What is the pH of a buffer that is \(0.100 M\) methylamine and \(0.175 M\) methylammonium chloride at \(25^{\circ} \mathrm{C} ?\)

What is the pH of a buffer that is \(0.110 M \mathrm{HPO}_{4}^{2-}\) and \(0.220 M \mathrm{H}_{2} \mathrm{PO}_{4}^{-}\) at \(25^{\circ} \mathrm{C} ?\)

What is the pH of a buffer that is \(0.200 M \mathrm{H}_{2} \mathrm{SO}_{3}\) and \(0.250 \mathrm{M} \mathrm{NaHSO}_{3}\) at \(25^{\circ} \mathrm{C} ?\)

What masses of bromoacetic acid and sodium bromoacetate are needed to prepare \(1.00 \mathrm{L}\) of \(\mathrm{pH}=3.00\) buffer if the total concentration of the two components is \(0.200 M ?\)

What masses of acetic acid and sodium acetate are needed to prepare \(125 \mathrm{mL}\) of \(\mathrm{pH}=5.00\) buffer if the total concentration of the two components is \(0.500 M ?\)

What masses of dimethylamine and dimethylammonium chloride do you need to prepare \(0.500 \mathrm{L}\) of \(\mathrm{pH}=12.00\) buffer if the total concentration of the two components is \(0.300 \mathrm{M} ?\)

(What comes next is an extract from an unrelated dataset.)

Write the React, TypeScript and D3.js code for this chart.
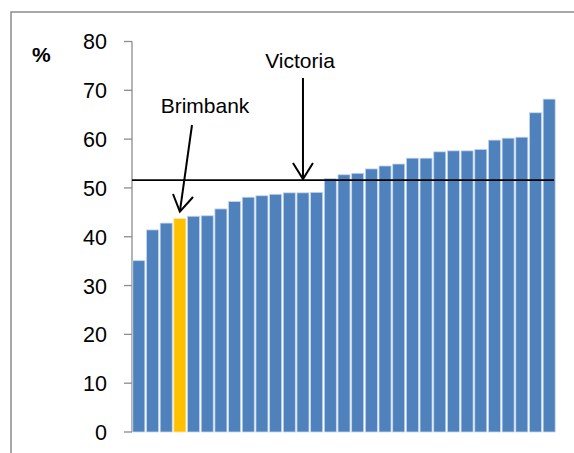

What masses of ethylamine and ethylammonium chloride do you need to prepare \(1.00 \mathrm{L}\) of \(\mathrm{pH}=10.50\) buffer if the total concentration of the two components is \(0.250 M ?\)

What is the pH at \(25^{\circ} \mathrm{C}\) of a solution that results from mixing equal volumes of a \(0.05 M\) solution of ammonia and a \(0.025 M\) solution of hydrochloric acid?

What is the pH at \(25^{\circ} \mathrm{C}\) of a solution that results from mixing equal volumes of a \(0.05 M\) solution of acetic acid and a \(0.025 M\) solution of sodium hydroxide?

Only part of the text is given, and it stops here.